*Information provided:*
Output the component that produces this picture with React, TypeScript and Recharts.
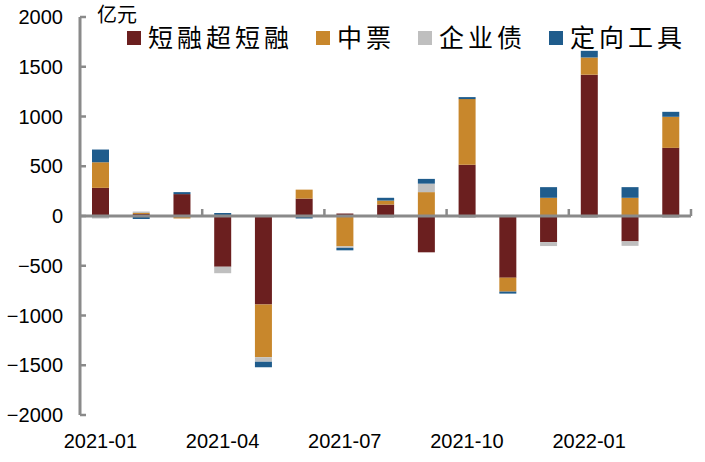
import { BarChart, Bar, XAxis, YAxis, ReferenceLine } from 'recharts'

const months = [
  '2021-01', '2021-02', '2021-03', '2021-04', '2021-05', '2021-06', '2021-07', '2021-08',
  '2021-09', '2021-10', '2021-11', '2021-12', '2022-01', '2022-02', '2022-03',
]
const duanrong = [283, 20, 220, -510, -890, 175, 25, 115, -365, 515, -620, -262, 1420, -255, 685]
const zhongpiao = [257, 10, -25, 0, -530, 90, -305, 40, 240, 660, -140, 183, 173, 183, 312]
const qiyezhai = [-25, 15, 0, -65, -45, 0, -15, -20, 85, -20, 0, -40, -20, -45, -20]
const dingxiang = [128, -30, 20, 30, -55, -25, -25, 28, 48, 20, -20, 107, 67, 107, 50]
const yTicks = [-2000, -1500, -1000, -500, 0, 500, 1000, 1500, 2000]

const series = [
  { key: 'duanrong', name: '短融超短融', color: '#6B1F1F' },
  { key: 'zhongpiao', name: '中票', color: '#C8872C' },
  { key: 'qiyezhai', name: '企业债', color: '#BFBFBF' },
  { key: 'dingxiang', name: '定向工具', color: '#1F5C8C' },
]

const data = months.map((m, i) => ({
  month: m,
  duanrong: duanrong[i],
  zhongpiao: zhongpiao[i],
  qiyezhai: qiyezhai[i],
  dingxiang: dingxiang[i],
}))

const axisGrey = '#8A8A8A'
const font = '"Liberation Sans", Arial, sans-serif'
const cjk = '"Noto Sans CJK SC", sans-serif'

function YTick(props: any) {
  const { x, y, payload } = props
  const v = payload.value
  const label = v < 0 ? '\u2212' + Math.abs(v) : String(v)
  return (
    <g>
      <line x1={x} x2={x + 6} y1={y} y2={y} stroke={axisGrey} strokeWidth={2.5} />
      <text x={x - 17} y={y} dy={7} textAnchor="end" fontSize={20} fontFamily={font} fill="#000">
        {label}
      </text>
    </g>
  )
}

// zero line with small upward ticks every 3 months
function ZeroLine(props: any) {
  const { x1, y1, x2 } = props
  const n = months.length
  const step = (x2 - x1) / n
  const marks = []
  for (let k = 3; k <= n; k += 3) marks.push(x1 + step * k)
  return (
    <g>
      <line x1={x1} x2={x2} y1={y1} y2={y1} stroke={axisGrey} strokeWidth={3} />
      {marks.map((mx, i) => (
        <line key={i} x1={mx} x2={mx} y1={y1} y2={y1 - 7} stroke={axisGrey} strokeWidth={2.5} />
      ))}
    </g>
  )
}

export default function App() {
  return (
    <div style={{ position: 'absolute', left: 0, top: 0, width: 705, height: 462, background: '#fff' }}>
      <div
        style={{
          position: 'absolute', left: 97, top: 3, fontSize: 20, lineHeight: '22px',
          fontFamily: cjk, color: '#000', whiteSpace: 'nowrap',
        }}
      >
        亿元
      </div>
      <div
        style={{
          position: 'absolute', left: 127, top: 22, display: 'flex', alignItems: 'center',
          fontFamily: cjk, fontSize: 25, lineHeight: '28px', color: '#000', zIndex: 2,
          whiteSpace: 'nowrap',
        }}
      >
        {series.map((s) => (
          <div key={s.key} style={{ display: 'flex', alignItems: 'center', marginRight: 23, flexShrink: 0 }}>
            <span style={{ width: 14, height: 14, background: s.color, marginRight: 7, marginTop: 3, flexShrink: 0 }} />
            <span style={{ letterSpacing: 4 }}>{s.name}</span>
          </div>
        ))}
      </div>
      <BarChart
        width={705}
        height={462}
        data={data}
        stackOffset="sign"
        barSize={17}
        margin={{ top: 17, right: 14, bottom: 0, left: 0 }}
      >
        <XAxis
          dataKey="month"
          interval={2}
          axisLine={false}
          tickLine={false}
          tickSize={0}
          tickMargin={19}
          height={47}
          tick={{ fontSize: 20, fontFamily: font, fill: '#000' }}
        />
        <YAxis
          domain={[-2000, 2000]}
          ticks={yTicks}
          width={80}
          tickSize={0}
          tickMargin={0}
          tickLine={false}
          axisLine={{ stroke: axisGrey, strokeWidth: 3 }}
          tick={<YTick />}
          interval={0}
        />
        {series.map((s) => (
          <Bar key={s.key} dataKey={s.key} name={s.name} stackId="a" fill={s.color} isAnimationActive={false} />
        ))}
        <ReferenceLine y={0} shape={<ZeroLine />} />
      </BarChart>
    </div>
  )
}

...

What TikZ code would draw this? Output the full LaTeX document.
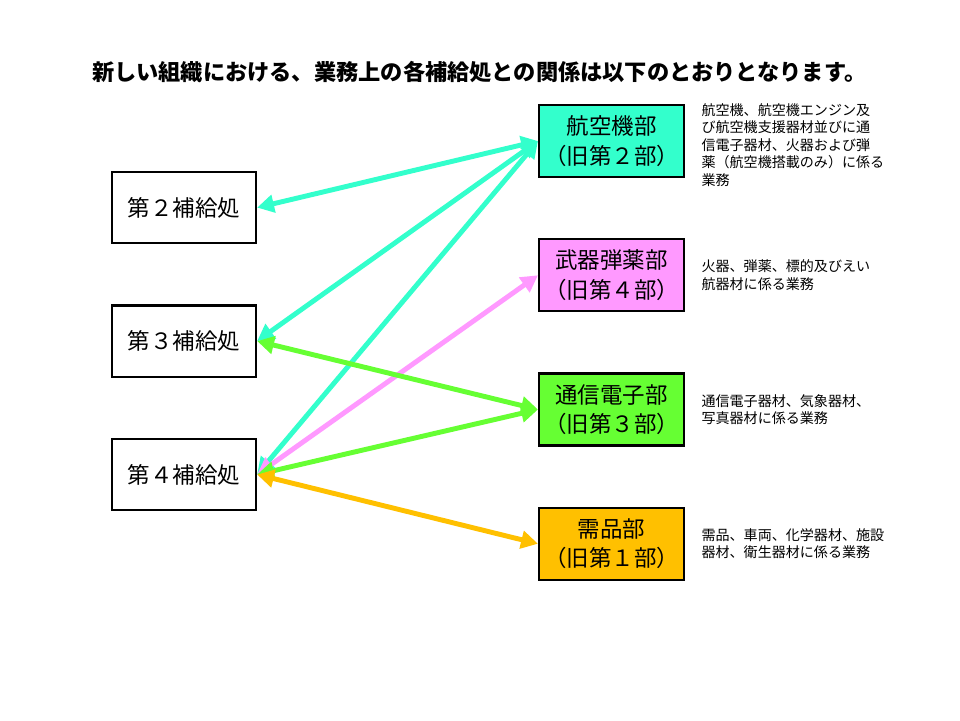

*Instruction:* Track down every line holding the string "with" and copy it.

*Final result:*
Output the component that produces this picture with React, TypeScript and Recharts.
// zero line with small upward ticks every 3 months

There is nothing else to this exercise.